- Task brief
Answer with one number: how many lines have "script".

- Data in this exercise
◇ ◇ ◇ ◇ ◇ ◇ ◇
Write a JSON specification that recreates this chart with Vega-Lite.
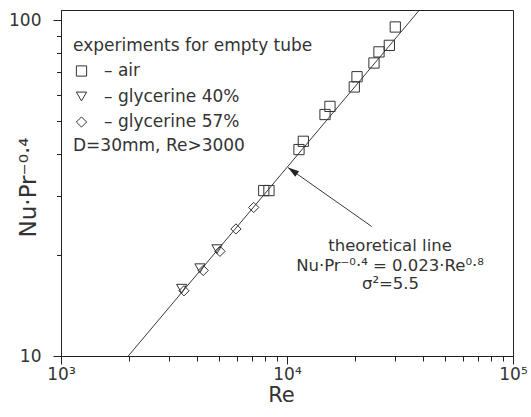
{
  "$schema": "https://vega.github.io/schema/vega-lite/v6.json",
  "width": 452,
  "height": 346,
  "autosize": {"type": "none"},
  "padding": {"left": 61, "top": 10, "right": 18, "bottom": 61},
  "background": "white",
  "config": {
    "view": {"stroke": "#222", "strokeWidth": 1},
    "font": "DejaVu Sans",
    "axis": {
      "grid": false,
      "domainColor": "#222",
      "tickColor": "#222",
      "labelFont": "DejaVu Sans",
      "labelFontSize": 17,
      "labelColor": "#333",
      "titleFont": "DejaVu Sans",
      "titleFontSize": 20,
      "titleFontWeight": "normal",
      "titleColor": "#333",
      "labelOverlap": false,
      "labelFlush": false
    },
    "legend": {
      "titleFont": "DejaVu Sans",
      "titleFontSize": 17,
      "titleFontWeight": "normal",
      "titleColor": "#333",
      "titleLimit": 500,
      "labelFont": "DejaVu Sans",
      "labelFontSize": 17,
      "labelColor": "#333",
      "labelLimit": 400
    }
  },
  "datasets": {
    "measurements": [
      {"fluid": "air", "Re": 7890, "v": 31.1},
      {"fluid": "air", "Re": 8320, "v": 31.1},
      {"fluid": "air", "Re": 11300, "v": 41.2},
      {"fluid": "air", "Re": 11810, "v": 43.6},
      {"fluid": "air", "Re": 14730, "v": 52.4},
      {"fluid": "air", "Re": 15490, "v": 55.4},
      {"fluid": "air", "Re": 19850, "v": 63.3},
      {"fluid": "air", "Re": 20410, "v": 67.9},
      {"fluid": "air", "Re": 24260, "v": 74.6},
      {"fluid": "air", "Re": 25530, "v": 80.5},
      {"fluid": "air", "Re": 28370, "v": 84.2},
      {"fluid": "air", "Re": 30140, "v": 95.5},
      {"fluid": "glycerine 40%", "Re": 3420, "v": 15.86},
      {"fluid": "glycerine 40%", "Re": 4120, "v": 18.25},
      {"fluid": "glycerine 40%", "Re": 4900, "v": 20.8},
      {"fluid": "glycerine 57%", "Re": 3500, "v": 15.64},
      {"fluid": "glycerine 57%", "Re": 4260, "v": 17.98},
      {"fluid": "glycerine 57%", "Re": 5050, "v": 20.5},
      {"fluid": "glycerine 57%", "Re": 5945, "v": 23.9},
      {"fluid": "glycerine 57%", "Re": 7120, "v": 27.7}
    ],
    "theory": [
      {"Re": 1985, "v": 10},
      {"Re": 38550, "v": 107.3}
    ],
    "pointer": [
      {"Re": 10102, "v": 36.4, "Re2": 23710, "v2": 24.3}
    ],
    "formula": [
      {"Re": 28570, "v": 20.49, "t": "theoretical line"},
      {"Re": 28570, "v": 17.95, "t": "Nu·Pr⁻⁰·⁴  =  0.023·Re⁰·⁸"},
      {"Re": 28700, "v": 15.85, "t": "σ²=5.5"}
    ],
    "conditions": [
      {"Re": 1130, "v": 40.7, "t": "D=30mm, Re>3000"}
    ]
  },
  "encoding": {
    "x": {
      "field": "Re",
      "type": "quantitative",
      "scale": {"type": "log", "domain": [1000, 100000], "nice": false},
      "axis": {
        "title": "Re",
        "titleFontSize": 21,
        "titleX": 220,
        "titleY": 45,
        "titleBaseline": "alphabetic",
        "values": [1000, 2000, 3000, 4000, 5000, 6000, 7000, 8000, 9000, 10000, 20000, 30000, 40000, 50000, 60000, 70000, 80000, 90000, 100000],
        "labelExpr": "datum.value == 1000 ? '10³' : datum.value == 10000 ? '10⁴' : datum.value == 100000 ? '10⁵' : ''",
        "tickSize": {"condition": {"test": "datum.value == 1000 || datum.value == 10000 || datum.value == 100000", "value": 8}, "value": 5},
        "labelPadding": 2
      }
    },
    "y": {
      "field": "v",
      "type": "quantitative",
      "scale": {"type": "log", "domain": [10, 107.3], "nice": false},
      "axis": {
        "title": "Nu·Pr⁻⁰·⁴",
        "titleFontSize": 23,
        "titleX": -26,
        "titleY": 177,
        "titleBaseline": "alphabetic",
        "values": [10, 20, 30, 40, 50, 60, 70, 80, 90, 100],
        "labelExpr": "datum.value == 10 ? '10' : datum.value == 100 ? '100' : ''",
        "tickSize": {"condition": {"test": "datum.value == 10 || datum.value == 100", "value": 8}, "value": 4.5},
        "labelPadding": 12
      }
    }
  },
  "layer": [
    {
      "data": {"name": "theory"},
      "mark": {"type": "line", "color": "#222", "strokeWidth": 0.9, "clip": true}
    },
    {
      "data": {"name": "measurements"},
      "mark": {"type": "point", "filled": false, "color": "#333", "strokeWidth": 1, "size": 105, "opacity": 1},
      "encoding": {
        "shape": {
          "field": "fluid",
          "type": "nominal",
          "scale": {"domain": ["air", "glycerine 40%", "glycerine 57%"], "range": ["square", "triangle-down", "diamond"]},
          "legend": {
            "title": "experiments for empty tube",
            "orient": "none",
            "legendX": 12,
            "legendY": 28,
            "labelExpr": "'– ' + datum.label",
            "rowPadding": 7.5,
            "titlePadding": 7.5,
            "labelOffset": 14,
            "symbolSize": 105,
            "symbolStrokeWidth": 1,
            "symbolStrokeColor": "#333",
            "symbolFillColor": "transparent"
          }
        }
      }
    },
    {
      "data": {"name": "pointer"},
      "mark": {"type": "rule", "color": "#222", "strokeWidth": 0.9},
      "encoding": {
        "x2": {"field": "Re2"},
        "y2": {"field": "v2"}
      }
    },
    {
      "data": {"name": "pointer"},
      "mark": {"type": "point", "shape": "M0,0L-0.3,1L0.3,1Z", "filled": true, "color": "#222", "size": 500, "angle": 305, "opacity": 1}
    },
    {
      "data": {"name": "formula"},
      "mark": {"type": "text", "font": "DejaVu Sans", "fontSize": 16.5, "color": "#333", "baseline": "alphabetic", "align": "center"},
      "encoding": {"text": {"field": "t"}}
    },
    {
      "data": {"name": "conditions"},
      "mark": {"type": "text", "font": "DejaVu Sans", "fontSize": 17, "color": "#333", "baseline": "alphabetic", "align": "left"},
      "encoding": {"text": {"field": "t"}}
    }
  ]
}
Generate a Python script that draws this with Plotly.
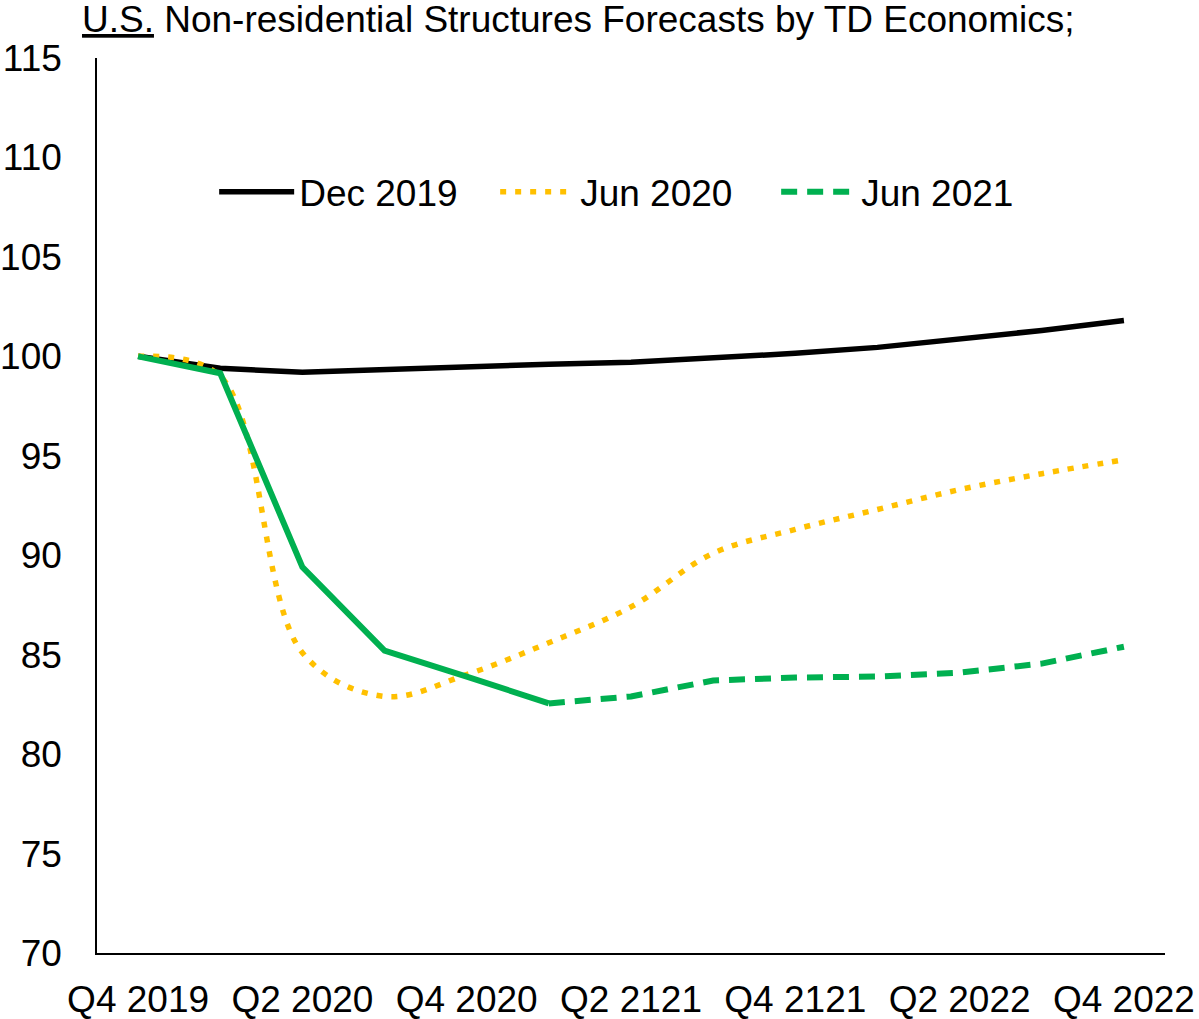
import plotly.graph_objects as go

# Quarterly index (Q4 2019 = 100) of U.S. non-residential structures investment
quarters = ["Q4 2019", "Q1 2020", "Q2 2020", "Q3 2020", "Q4 2020",
            "Q1 2121", "Q2 2121", "Q3 2121", "Q4 2121",
            "Q1 2022", "Q2 2022", "Q3 2022", "Q4 2022"]
tick_quarters = quarters[::2]

dec_2019 = [100.0, 99.4, 99.2, 99.35, 99.5, 99.6, 99.7, 99.9, 100.15,
            100.45, 100.85, 101.3, 101.8]
jun_2020 = [100.0, 99.0, 85.1, 82.9, 84.0, 85.6, 87.4, 90.1, 91.3,
            92.3, 93.3, 94.1, 94.8]
# Jun 2021 vintage: history through Q1 2021 (solid), forecast afterwards (dashed)
jun_2021_actual = [100.0, 99.15, 89.4, 85.2, 83.9, 82.55]
jun_2021_forecast = [82.55, 82.9, 83.7, 83.85, 83.9, 84.1, 84.55, 85.4]

FONT = "Liberation Sans, Arial, sans-serif"
FS = 37
BLACK = "#000000"
GOLD = "#FFC000"
GREEN = "#00B050"

fig = go.Figure()

fig.add_trace(go.Scatter(
    x=quarters, y=dec_2019, name="Dec 2019", mode="lines",
    line=dict(color=BLACK, width=5.5),
))
fig.add_trace(go.Scatter(
    x=quarters, y=jun_2020, name="Jun 2020", mode="lines",
    line=dict(color=GOLD, width=5.5, dash="6px,9px", shape="spline"),
))
fig.add_trace(go.Scatter(
    x=quarters[:len(jun_2021_actual)], y=jun_2021_actual, name="Jun 2021",
    mode="lines", showlegend=False,
    line=dict(color=GREEN, width=6),
))
fig.add_trace(go.Scatter(
    x=quarters[len(jun_2021_actual) - 1:], y=jun_2021_forecast, name="Jun 2021",
    mode="lines",
    line=dict(color=GREEN, width=6, dash="16px,10px"),
))

fig.update_layout(
    width=1199, height=1019,
    margin=dict(l=97, r=34, t=58, b=66),
    paper_bgcolor="white", plot_bgcolor="white",
    font=dict(family=FONT, size=FS, color="black"),
    showlegend=True,
    legend=dict(
        orientation="h", x=0.1097, y=0.85, xanchor="left", yanchor="middle",
        bgcolor="rgba(0,0,0,0)", font=dict(size=FS), itemwidth=75,
        entrywidth=191, entrywidthmode="pixels", traceorder="normal",
    ),
    annotations=[dict(
        text="<u>U.S.</u> Non-residential Structures Forecasts by TD Economics;",
        xref="paper", yref="paper", x=(80 - 97) / 1068, y=1 + (58 - 20) / 895,
        xanchor="left", yanchor="middle", showarrow=False,
        font=dict(family=FONT, size=FS, color="black"),
    )],
)

fig.update_xaxes(
    type="category", categoryorder="array", categoryarray=quarters,
    range=[-0.5, len(quarters) - 0.5], automargin=False,
    tickmode="array", tickvals=tick_quarters, ticktext=tick_quarters,
    showline=True, linecolor="black", linewidth=1.5, mirror=False,
    showgrid=False, zeroline=False, ticks="", ticklabelstandoff=13,
    tickfont=dict(size=FS),
)
fig.update_yaxes(
    range=[70, 115], tickmode="linear", tick0=70, dtick=5, automargin=False,
    showline=True, linecolor="black", linewidth=1.5,
    showgrid=False, zeroline=False, ticks="", ticklabelstandoff=26,
    tickfont=dict(size=FS),
)

fig.write_html("out.html")
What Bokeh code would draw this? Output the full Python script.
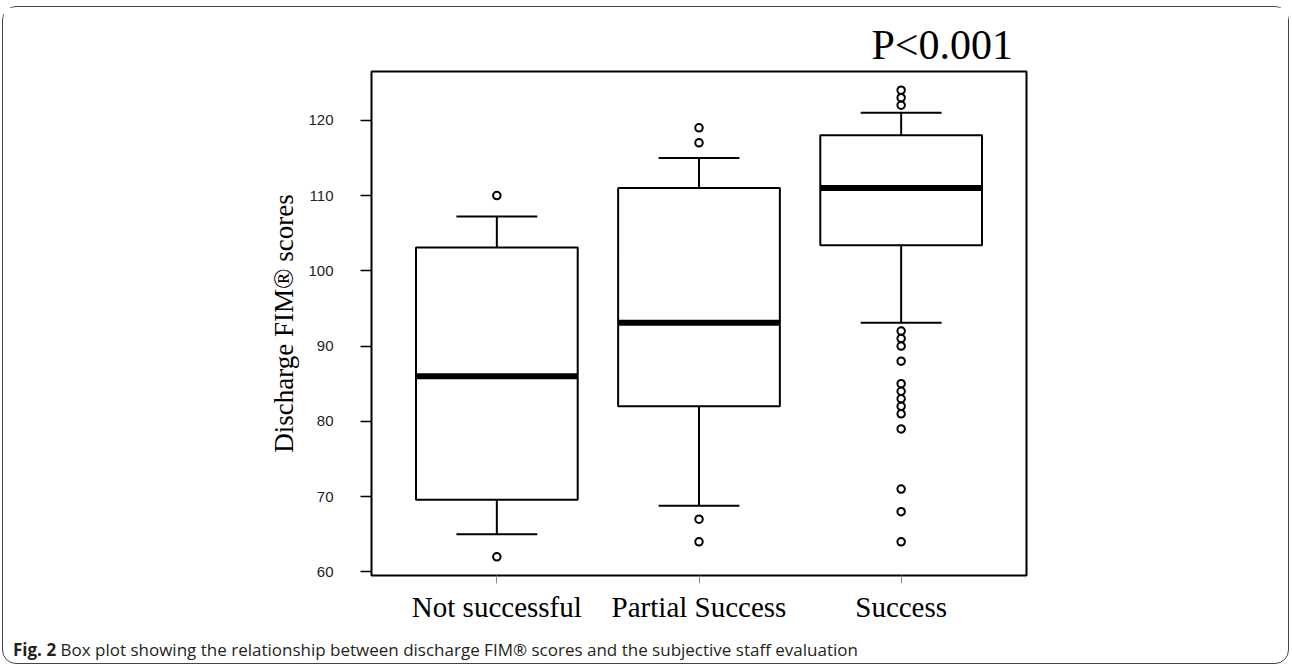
from bokeh.plotting import figure
from bokeh.models import Range1d, FixedTicker, Title, Div
from bokeh.layouts import column
from bokeh.embed import file_html
from bokeh.resources import INLINE

# ---- data ----
categories = ["Not successful", "Partial Success", "Success"]
q1 = [69.6, 82.0, 103.4]
medians = [86.0, 93.1, 111.0]
q3 = [103.1, 111.0, 118.0]
whisker_low = [65.0, 68.8, 93.1]
whisker_high = [107.2, 115.0, 121.0]
outliers_not = [110, 62]
outliers_partial = [119, 117, 67, 64]
outliers_success = [124, 123, 122, 92, 91, 90, 88, 85, 84, 83, 82, 81, 79, 71, 68, 64]
y_ticks = [60, 70, 80, 90, 100, 110, 120]
p_text = "P<0.001"
y_title = "Discharge FIM® scores"
caption_bold = "Fig. 2"
caption_text = "Box plot showing the relationship between discharge FIM® scores and the subjective staff evaluation"

outliers = [outliers_not, outliers_partial, outliers_success]
xs = [i + 1 for i in range(len(categories))]

all_vals = q1 + q3 + whisker_low + whisker_high + [v for o in outliers for v in o]
lo, hi = min(all_vals), max(all_vals)
pad = (hi - lo) * 0.04
n = len(categories)
xpad = n * 0.04

W, H = 1285, 630
p = figure(width=W, height=H,
           x_range=Range1d(0.5 - xpad, n + 0.5 + xpad),
           y_range=Range1d(lo - pad, hi + pad),
           output_backend="svg", toolbar_location=None, title=None,
           min_border_left=368, min_border_right=262,
           min_border_top=64, min_border_bottom=62, margin=0)

p.grid.visible = False
p.background_fill_color = "white"
p.border_fill_color = "white"
p.outline_line_color = "black"
p.outline_line_width = 2
p.outline_line_alpha = 1.0

# boxes
p.quad(left=[x - 0.4 for x in xs], right=[x + 0.4 for x in xs], bottom=q1, top=q3,
       fill_color="white", line_color="black", line_width=2)
# medians
p.segment(x0=[x - 0.4 for x in xs], x1=[x + 0.4 for x in xs], y0=medians, y1=medians,
          line_color="black", line_width=6, line_cap="butt")
# whiskers
p.segment(x0=xs, x1=xs, y0=q3, y1=whisker_high, line_color="black", line_width=2)
p.segment(x0=xs, x1=xs, y0=q1, y1=whisker_low, line_color="black", line_width=2)
# staples
p.segment(x0=[x - 0.2 for x in xs], x1=[x + 0.2 for x in xs], y0=whisker_high, y1=whisker_high,
          line_color="black", line_width=2)
p.segment(x0=[x - 0.2 for x in xs], x1=[x + 0.2 for x in xs], y0=whisker_low, y1=whisker_low,
          line_color="black", line_width=2)
# outliers
ox = [x for x, o in zip(xs, outliers) for _ in o]
oy = [v for o in outliers for v in o]
p.scatter(ox, oy, marker="circle", size=7.5, fill_color=None, line_color="black", line_width=2)

# x axis
p.xaxis.ticker = FixedTicker(ticks=xs)
p.xaxis.major_label_overrides = {x: c for x, c in zip(xs, categories)}
p.xaxis.axis_line_color = None
p.xaxis.major_tick_in = 0
p.xaxis.major_tick_out = 8
p.xaxis.major_tick_line_color = "#888888"
p.xaxis.minor_tick_line_color = None
p.xaxis.major_label_text_font = "Liberation Serif"
p.xaxis.major_label_text_font_size = "29px"
p.xaxis.major_label_text_color = "black"
p.xaxis.major_label_standoff = 7

# y axis
p.yaxis.ticker = FixedTicker(ticks=y_ticks)
p.yaxis.axis_line_color = None
p.yaxis.major_tick_in = 0
p.yaxis.major_tick_out = 11
p.yaxis.major_tick_line_color = "black"
p.yaxis.major_tick_line_width = 1.5
p.yaxis.minor_tick_line_color = None
p.yaxis.major_label_text_font = "Liberation Sans"
p.yaxis.major_label_text_font_size = "15px"
p.yaxis.major_label_text_color = "#222222"
p.yaxis.major_label_standoff = 27
p.yaxis.axis_label = y_title
p.yaxis.axis_label_text_font = "Liberation Serif"
p.yaxis.axis_label_text_font_size = "27px"
p.yaxis.axis_label_text_font_style = "normal"
p.yaxis.axis_label_text_color = "black"
p.yaxis.axis_label_standoff = 6

# p-value text above the frame
p.add_layout(Title(text=p_text, align="left", offset=500, standoff=7,
                   text_font="Liberation Serif", text_font_size="42px",
                   text_font_style="normal", text_color="black"), "above")

caption = Div(text=f"<b>{caption_bold}</b> {caption_text}", width=W, height=26, margin=0,
              styles={"font-family": "'Open Sans', sans-serif", "font-size": "17px",
                      "color": "#231f20", "padding-left": "10px",
                      "line-height": "26px", "white-space": "nowrap"})

layout = column(p, caption, spacing=0)
layout.styles = {"border": "1.5px solid #444444", "border-radius": "14px",
                 "margin": "6px 0 0 2px", "background-color": "white"}

open("out.html", "w").write(file_html(layout, INLINE))
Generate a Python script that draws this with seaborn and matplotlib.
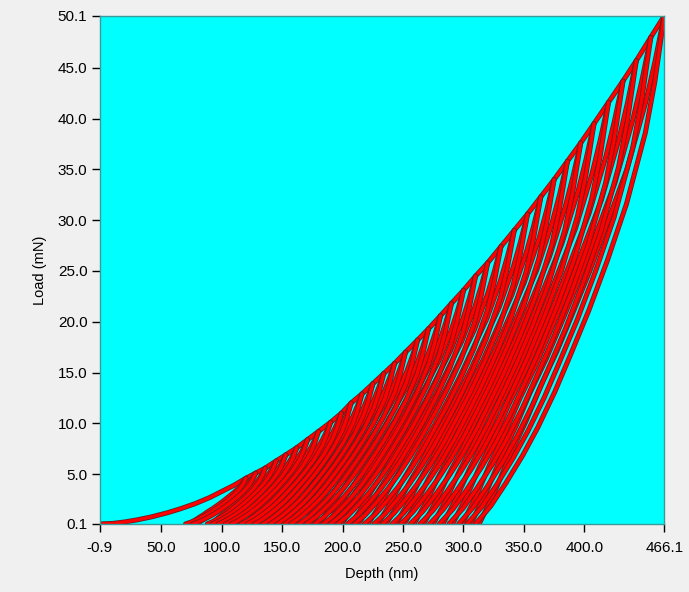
import numpy as np
import pandas as pd
import matplotlib.pyplot as plt
import matplotlib.patheffects as pe
import seaborn as sns

# loading envelope below the first cycle (depth nm, load mN)
env_depth = [-0.9, 10.0, 20.0, 30.0, 42.0, 55.0, 66.0, 78.0, 90.0, 100.0, 110.0]
env_load = [0.1, 0.15, 0.3, 0.5, 0.8, 1.2, 1.6, 2.1, 2.7, 3.3, 3.9]

# unload/reload cycles: peak depth, peak load, residual depth
peak_depth = [120, 128, 136, 145, 153, 162, 171, 180, 190, 199, 207, 216,
              225, 234, 243, 252, 262, 271, 281, 290, 300, 310, 320, 331,
              342, 353, 364, 375, 386, 397, 408, 420, 432, 443, 455, 466.1]
peak_load = [4.6, 5.1, 5.6, 6.3, 6.9, 7.6, 8.4, 9.2, 10.1, 11.0, 12.0, 12.9,
             13.9, 14.9, 15.9, 17.0, 18.2, 19.3, 20.6, 21.8, 23.1, 24.5, 25.8, 27.4,
             29.0, 30.6, 32.3, 34.0, 35.8, 37.6, 39.5, 41.6, 43.7, 45.7, 48.0, 50.1]
resid_depth = [70, 76, 88, 92, 97, 103, 108, 116, 121, 127, 134, 140,
               146, 152, 157, 164, 170, 177, 184, 190, 196, 204, 210, 218,
               226, 233, 241, 248, 256, 264, 272, 280, 288, 296, 303, 310]

# normalised curve shapes read from the cycles
frac_depth = [0, 0.08, 0.16, 0.25, 0.33, 0.42, 0.5, 0.6, 0.7, 0.8, 0.9, 0.95, 1.0]
unload_frac = [0, 0.035, 0.08, 0.135, 0.19, 0.26, 0.33, 0.42, 0.52, 0.63, 0.77, 0.87, 1.0]
reload_frac = [0, 0.06, 0.13, 0.20, 0.27, 0.34, 0.41, 0.50, 0.60, 0.70, 0.83, 0.91, 1.0]

x_ticks = [-0.9, 50, 100, 150, 200, 250, 300, 350, 400, 466.1]
x_labels = ["-0.9", "50.0", "100.0", "150.0", "200.0", "250.0", "300.0", "350.0", "400.0", "466.1"]
y_ticks = [0.1, 5, 10, 15, 20, 25, 30, 35, 40, 45, 50.1]
y_labels = ["0.1", "5.0", "10.0", "15.0", "20.0", "25.0", "30.0", "35.0", "40.0", "45.0", "50.1"]

rows = []
# loading envelope through the peaks
for d, l in zip(env_depth + peak_depth, env_load + peak_load):
    rows.append(("env", d, l))
for i, (hp, lp, hr) in enumerate(zip(peak_depth, peak_load, resid_depth)):
    for f, p in zip(frac_depth[::-1], unload_frac[::-1]):
        rows.append((f"u{i}", hr + f * (hp - hr), 0.1 + p * (lp - 0.1)))
    for f, p in zip(frac_depth, reload_frac):
        rows.append((f"r{i}", hr + f * (hp - hr) + 3.0 * (1 - f), 0.1 + p * (lp - 0.1)))
df = pd.DataFrame(rows, columns=["curve", "depth", "load"])

sns.set_style("ticks")
plt.rcParams["font.family"] = ["Liberation Sans", "DejaVu Sans"]

fig = plt.figure(figsize=(6.89, 5.92), dpi=100, facecolor="#f0f0f0")
ax = fig.add_axes([0.145, 0.115, 0.819, 0.858])
ax.set_facecolor("#00ffff")

sns.lineplot(data=df, x="depth", y="load", units="curve", estimator=None,
             sort=False, color="#ff0000", linewidth=2.4, ax=ax, legend=False)
for ln in ax.lines:
    ln.set_path_effects([pe.Stroke(linewidth=3.6, foreground="#6a1c1c"), pe.Normal()])

ax.set_xlim(-0.9, 466.1)
ax.set_ylim(0.1, 50.1)
ax.set_xticks(x_ticks)
ax.set_xticklabels(x_labels)
ax.set_yticks(y_ticks)
ax.set_yticklabels(y_labels)
ax.tick_params(direction="out", length=6, width=1, color="black", labelcolor="black",
               labelsize=11, pad=3)
ax.tick_params(axis="x", pad=6)
ax.set_xlabel("Depth (nm)", fontsize=10.5, labelpad=9, color="black")
ax.set_ylabel("Load (mN)", fontsize=10.5, labelpad=8, color="black")
for s in ax.spines.values():
    s.set_color("#3a9a9a")
    s.set_linewidth(1)

plt.savefig("out.png", dpi=100, facecolor=fig.get_facecolor())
◇ ◇ ◇ ◇ ◇ ◇ ◇
- Answer in full
3